>> begin DATA SHOWN

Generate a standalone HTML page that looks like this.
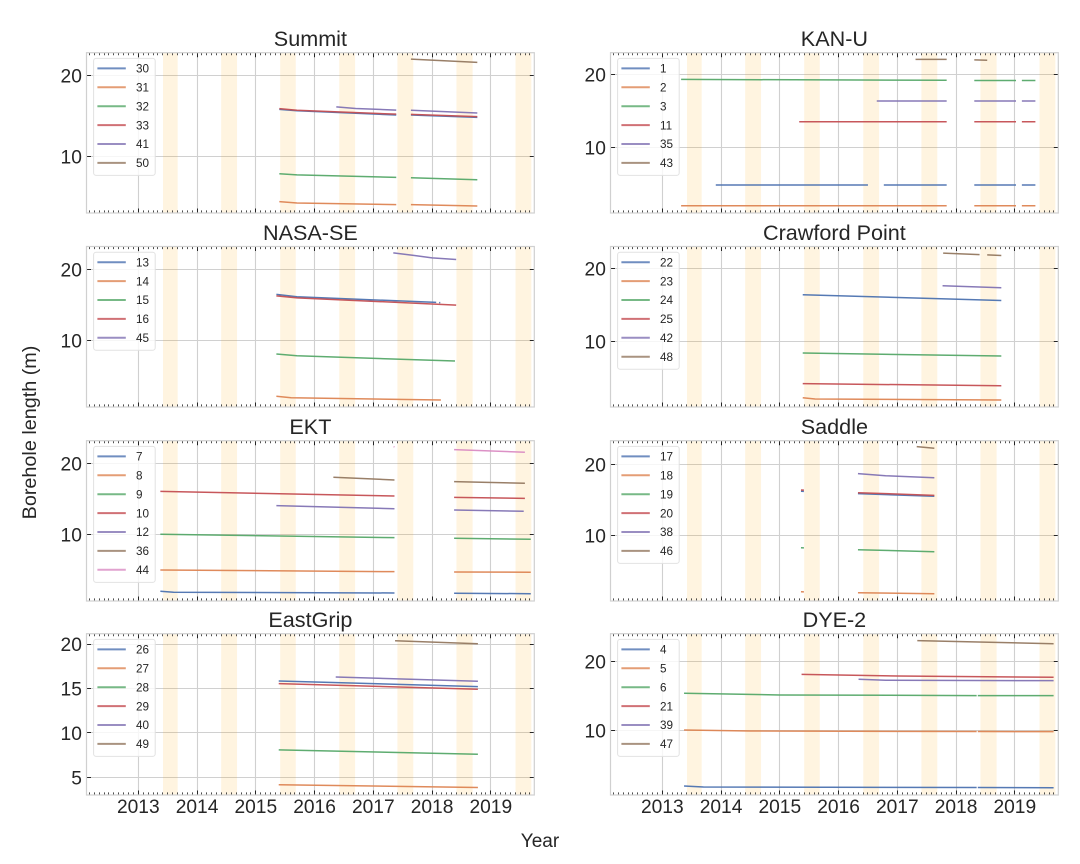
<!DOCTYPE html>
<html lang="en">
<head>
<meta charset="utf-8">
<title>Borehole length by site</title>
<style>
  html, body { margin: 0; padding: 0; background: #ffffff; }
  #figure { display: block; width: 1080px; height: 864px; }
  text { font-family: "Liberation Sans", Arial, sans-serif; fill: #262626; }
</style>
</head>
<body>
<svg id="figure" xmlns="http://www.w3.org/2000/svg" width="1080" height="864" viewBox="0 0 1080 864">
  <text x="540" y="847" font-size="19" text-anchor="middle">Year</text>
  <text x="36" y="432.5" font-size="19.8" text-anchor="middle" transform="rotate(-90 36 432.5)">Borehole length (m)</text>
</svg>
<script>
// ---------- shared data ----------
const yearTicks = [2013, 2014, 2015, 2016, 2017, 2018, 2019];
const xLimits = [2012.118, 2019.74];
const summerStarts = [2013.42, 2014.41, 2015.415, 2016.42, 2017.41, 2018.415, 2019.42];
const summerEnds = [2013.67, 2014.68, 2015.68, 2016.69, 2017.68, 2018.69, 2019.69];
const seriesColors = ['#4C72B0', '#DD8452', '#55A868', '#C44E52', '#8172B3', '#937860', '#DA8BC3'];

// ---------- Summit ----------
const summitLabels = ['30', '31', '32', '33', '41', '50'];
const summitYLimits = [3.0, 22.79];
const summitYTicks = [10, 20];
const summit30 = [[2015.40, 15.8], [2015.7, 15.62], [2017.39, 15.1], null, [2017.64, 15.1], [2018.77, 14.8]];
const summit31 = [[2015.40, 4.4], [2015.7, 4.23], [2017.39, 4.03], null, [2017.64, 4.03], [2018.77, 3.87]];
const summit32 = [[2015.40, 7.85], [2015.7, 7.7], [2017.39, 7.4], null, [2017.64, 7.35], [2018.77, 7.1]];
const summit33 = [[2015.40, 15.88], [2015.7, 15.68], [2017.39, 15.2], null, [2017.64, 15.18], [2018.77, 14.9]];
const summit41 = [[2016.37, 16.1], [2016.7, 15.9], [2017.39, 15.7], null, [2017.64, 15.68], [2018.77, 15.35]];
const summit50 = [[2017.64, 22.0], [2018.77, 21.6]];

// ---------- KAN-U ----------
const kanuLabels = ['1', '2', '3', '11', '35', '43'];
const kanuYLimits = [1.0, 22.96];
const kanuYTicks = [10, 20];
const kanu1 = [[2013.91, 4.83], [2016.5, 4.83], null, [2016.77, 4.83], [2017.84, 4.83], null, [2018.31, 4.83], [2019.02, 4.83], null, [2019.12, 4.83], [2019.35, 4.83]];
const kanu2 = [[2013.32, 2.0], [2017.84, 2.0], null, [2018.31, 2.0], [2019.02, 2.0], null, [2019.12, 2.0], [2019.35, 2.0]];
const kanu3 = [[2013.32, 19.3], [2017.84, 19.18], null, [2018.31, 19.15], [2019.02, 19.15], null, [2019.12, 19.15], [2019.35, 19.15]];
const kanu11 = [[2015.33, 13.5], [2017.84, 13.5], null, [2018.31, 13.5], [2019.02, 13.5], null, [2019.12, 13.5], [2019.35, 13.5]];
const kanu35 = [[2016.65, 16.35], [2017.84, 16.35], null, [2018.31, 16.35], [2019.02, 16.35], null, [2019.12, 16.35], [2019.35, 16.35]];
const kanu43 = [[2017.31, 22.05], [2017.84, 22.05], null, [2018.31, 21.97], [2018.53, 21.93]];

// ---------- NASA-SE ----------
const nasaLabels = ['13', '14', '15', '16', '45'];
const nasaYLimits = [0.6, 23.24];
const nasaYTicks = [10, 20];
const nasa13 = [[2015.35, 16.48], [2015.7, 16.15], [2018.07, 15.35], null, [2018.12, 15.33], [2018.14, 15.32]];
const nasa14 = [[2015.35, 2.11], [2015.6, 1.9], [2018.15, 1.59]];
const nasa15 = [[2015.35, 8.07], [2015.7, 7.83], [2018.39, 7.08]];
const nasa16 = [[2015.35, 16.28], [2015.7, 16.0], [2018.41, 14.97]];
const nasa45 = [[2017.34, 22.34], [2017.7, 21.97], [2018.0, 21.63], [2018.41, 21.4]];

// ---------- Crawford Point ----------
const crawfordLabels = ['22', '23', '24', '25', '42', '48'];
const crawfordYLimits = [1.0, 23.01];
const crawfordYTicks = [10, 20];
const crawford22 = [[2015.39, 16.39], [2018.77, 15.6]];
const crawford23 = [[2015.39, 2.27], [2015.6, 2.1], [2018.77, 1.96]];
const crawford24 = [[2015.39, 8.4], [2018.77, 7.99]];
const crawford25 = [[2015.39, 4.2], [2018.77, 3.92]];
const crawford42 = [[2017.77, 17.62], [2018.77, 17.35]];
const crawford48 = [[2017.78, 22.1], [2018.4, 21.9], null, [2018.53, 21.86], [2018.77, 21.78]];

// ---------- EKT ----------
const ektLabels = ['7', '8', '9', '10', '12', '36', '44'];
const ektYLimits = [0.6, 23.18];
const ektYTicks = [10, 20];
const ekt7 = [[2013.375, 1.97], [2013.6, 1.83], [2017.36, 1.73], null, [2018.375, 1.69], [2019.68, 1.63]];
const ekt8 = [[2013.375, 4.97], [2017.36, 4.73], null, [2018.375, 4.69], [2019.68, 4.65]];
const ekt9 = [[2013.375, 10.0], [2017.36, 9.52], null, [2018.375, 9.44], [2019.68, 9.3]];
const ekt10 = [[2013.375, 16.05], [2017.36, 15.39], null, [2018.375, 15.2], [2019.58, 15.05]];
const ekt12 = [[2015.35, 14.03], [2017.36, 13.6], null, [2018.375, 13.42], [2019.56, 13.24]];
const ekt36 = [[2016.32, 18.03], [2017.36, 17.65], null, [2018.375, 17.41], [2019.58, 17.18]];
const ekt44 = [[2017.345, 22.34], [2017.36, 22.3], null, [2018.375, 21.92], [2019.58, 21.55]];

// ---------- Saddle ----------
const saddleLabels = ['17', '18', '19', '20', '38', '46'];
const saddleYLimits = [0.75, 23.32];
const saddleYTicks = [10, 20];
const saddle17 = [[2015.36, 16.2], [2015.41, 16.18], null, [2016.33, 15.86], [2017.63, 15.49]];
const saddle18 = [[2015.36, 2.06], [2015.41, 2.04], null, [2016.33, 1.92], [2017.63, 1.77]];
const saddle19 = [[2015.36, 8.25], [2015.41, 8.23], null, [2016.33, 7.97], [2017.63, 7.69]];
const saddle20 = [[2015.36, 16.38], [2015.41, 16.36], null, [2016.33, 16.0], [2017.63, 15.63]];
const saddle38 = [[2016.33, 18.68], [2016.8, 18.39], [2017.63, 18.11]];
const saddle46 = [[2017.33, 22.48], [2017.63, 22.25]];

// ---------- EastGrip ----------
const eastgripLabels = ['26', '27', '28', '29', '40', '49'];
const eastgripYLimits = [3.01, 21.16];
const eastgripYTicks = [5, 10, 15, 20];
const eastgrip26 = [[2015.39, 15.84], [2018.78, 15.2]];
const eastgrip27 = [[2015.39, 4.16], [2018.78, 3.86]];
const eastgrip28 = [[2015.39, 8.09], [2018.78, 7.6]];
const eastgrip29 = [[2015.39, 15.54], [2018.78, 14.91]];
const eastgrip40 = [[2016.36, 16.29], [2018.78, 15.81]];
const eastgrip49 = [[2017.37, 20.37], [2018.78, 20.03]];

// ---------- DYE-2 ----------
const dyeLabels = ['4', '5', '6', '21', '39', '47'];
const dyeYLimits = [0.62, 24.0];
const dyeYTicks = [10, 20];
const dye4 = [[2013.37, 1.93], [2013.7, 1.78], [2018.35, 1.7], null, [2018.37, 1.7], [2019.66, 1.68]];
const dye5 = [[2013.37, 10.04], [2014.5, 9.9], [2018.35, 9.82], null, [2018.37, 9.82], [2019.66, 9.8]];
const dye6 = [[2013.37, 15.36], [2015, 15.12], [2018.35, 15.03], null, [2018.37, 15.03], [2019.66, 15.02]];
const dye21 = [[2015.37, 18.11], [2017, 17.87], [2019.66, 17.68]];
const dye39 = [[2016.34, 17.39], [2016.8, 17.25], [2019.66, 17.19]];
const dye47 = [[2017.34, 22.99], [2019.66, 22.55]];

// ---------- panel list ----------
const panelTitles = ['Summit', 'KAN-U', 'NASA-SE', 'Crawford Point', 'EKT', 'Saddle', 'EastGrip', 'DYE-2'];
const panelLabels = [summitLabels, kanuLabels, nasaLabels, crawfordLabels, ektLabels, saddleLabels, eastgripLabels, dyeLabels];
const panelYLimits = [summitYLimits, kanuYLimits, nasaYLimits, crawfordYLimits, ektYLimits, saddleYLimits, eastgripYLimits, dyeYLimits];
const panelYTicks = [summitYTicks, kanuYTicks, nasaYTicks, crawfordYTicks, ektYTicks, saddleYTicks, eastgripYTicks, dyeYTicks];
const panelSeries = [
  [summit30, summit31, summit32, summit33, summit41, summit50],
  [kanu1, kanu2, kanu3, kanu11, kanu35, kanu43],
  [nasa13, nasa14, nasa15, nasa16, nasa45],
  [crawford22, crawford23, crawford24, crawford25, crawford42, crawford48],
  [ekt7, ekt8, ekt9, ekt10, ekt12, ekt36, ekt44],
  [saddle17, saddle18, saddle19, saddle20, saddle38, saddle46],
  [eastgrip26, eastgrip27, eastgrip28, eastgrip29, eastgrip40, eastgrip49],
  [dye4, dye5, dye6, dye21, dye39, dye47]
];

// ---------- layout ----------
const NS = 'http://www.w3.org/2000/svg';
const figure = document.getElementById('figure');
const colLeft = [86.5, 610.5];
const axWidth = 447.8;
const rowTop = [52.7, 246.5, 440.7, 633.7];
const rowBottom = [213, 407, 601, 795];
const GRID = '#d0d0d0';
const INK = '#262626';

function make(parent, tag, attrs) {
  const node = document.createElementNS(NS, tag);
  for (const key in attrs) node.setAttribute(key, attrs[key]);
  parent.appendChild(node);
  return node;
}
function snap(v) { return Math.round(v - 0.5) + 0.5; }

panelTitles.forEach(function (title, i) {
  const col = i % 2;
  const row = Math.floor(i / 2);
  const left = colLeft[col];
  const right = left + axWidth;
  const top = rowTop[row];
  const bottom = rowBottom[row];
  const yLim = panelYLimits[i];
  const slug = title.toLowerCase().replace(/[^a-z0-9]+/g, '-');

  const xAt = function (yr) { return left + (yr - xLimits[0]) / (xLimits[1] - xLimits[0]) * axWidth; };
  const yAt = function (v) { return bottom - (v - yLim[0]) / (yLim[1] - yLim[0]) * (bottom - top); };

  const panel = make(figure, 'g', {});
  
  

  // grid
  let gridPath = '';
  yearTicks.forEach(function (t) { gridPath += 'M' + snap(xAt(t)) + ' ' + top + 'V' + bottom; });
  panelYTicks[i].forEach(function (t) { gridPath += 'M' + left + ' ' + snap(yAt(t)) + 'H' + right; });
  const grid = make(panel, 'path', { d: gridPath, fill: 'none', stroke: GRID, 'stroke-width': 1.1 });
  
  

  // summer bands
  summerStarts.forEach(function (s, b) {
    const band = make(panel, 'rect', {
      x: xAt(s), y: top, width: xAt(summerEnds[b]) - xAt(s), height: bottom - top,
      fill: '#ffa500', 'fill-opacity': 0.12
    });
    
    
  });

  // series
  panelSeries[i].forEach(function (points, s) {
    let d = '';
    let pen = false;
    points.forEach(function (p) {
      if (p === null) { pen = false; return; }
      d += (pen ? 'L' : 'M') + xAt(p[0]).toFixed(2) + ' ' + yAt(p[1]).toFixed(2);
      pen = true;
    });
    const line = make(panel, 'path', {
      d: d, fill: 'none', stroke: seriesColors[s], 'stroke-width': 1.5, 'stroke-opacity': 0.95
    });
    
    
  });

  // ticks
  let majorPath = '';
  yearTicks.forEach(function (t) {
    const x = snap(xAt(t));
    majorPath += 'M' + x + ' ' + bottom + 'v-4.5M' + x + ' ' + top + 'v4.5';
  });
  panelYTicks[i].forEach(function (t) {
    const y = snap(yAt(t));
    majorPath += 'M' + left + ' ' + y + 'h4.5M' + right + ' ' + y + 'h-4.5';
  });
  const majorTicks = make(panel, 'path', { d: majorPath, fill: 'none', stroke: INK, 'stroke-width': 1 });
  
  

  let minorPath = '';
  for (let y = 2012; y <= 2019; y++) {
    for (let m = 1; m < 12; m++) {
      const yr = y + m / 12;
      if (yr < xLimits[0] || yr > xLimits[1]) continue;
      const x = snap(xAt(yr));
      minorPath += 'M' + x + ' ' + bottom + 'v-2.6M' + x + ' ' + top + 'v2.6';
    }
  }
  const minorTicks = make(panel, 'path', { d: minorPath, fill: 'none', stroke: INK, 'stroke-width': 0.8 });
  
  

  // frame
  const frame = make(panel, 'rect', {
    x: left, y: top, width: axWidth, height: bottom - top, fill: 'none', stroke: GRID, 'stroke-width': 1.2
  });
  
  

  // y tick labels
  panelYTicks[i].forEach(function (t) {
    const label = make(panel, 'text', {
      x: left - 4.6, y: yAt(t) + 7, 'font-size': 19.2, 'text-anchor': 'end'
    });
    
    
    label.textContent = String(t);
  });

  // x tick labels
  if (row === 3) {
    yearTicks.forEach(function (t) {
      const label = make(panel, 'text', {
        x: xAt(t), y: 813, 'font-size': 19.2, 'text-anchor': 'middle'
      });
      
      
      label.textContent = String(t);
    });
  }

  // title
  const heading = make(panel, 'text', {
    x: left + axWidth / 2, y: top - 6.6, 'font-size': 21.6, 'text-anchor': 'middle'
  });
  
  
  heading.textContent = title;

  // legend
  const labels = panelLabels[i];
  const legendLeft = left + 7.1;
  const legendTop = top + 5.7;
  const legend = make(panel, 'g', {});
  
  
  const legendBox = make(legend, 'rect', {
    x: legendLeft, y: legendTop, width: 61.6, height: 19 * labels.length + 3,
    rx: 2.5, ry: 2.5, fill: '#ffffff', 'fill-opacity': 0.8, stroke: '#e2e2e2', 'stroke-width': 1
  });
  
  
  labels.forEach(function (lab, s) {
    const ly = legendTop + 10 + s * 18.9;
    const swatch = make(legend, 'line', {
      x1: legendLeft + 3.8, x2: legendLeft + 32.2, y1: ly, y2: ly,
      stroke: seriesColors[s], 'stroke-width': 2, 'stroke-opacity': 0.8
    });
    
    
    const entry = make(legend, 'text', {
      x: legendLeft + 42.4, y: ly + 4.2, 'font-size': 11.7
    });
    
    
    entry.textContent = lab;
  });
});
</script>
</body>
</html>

>> end DATA SHOWN

**WRITTEN REQUEST**
Every line from the top of the material above through the line with "const summit50 = [[2017.64, 22.0], [2018.77, 21.6]];" should be duplicated exactly, please; leave out the pictures.

**COMPLETE RESPONSE**
Generate a standalone HTML page that looks like this.
<!DOCTYPE html>
<html lang="en">
<head>
<meta charset="utf-8">
<title>Borehole length by site</title>
<style>
  html, body { margin: 0; padding: 0; background: #ffffff; }
  #figure { display: block; width: 1080px; height: 864px; }
  text { font-family: "Liberation Sans", Arial, sans-serif; fill: #262626; }
</style>
</head>
<body>
<svg id="figure" xmlns="http://www.w3.org/2000/svg" width="1080" height="864" viewBox="0 0 1080 864">
  <text x="540" y="847" font-size="19" text-anchor="middle">Year</text>
  <text x="36" y="432.5" font-size="19.8" text-anchor="middle" transform="rotate(-90 36 432.5)">Borehole length (m)</text>
</svg>
<script>
// ---------- shared data ----------
const yearTicks = [2013, 2014, 2015, 2016, 2017, 2018, 2019];
const xLimits = [2012.118, 2019.74];
const summerStarts = [2013.42, 2014.41, 2015.415, 2016.42, 2017.41, 2018.415, 2019.42];
const summerEnds = [2013.67, 2014.68, 2015.68, 2016.69, 2017.68, 2018.69, 2019.69];
const seriesColors = ['#4C72B0', '#DD8452', '#55A868', '#C44E52', '#8172B3', '#937860', '#DA8BC3'];

// ---------- Summit ----------
const summitLabels = ['30', '31', '32', '33', '41', '50'];
const summitYLimits = [3.0, 22.79];
const summitYTicks = [10, 20];
const summit30 = [[2015.40, 15.8], [2015.7, 15.62], [2017.39, 15.1], null, [2017.64, 15.1], [2018.77, 14.8]];
const summit31 = [[2015.40, 4.4], [2015.7, 4.23], [2017.39, 4.03], null, [2017.64, 4.03], [2018.77, 3.87]];
const summit32 = [[2015.40, 7.85], [2015.7, 7.7], [2017.39, 7.4], null, [2017.64, 7.35], [2018.77, 7.1]];
const summit33 = [[2015.40, 15.88], [2015.7, 15.68], [2017.39, 15.2], null, [2017.64, 15.18], [2018.77, 14.9]];
const summit41 = [[2016.37, 16.1], [2016.7, 15.9], [2017.39, 15.7], null, [2017.64, 15.68], [2018.77, 15.35]];
const summit50 = [[2017.64, 22.0], [2018.77, 21.6]];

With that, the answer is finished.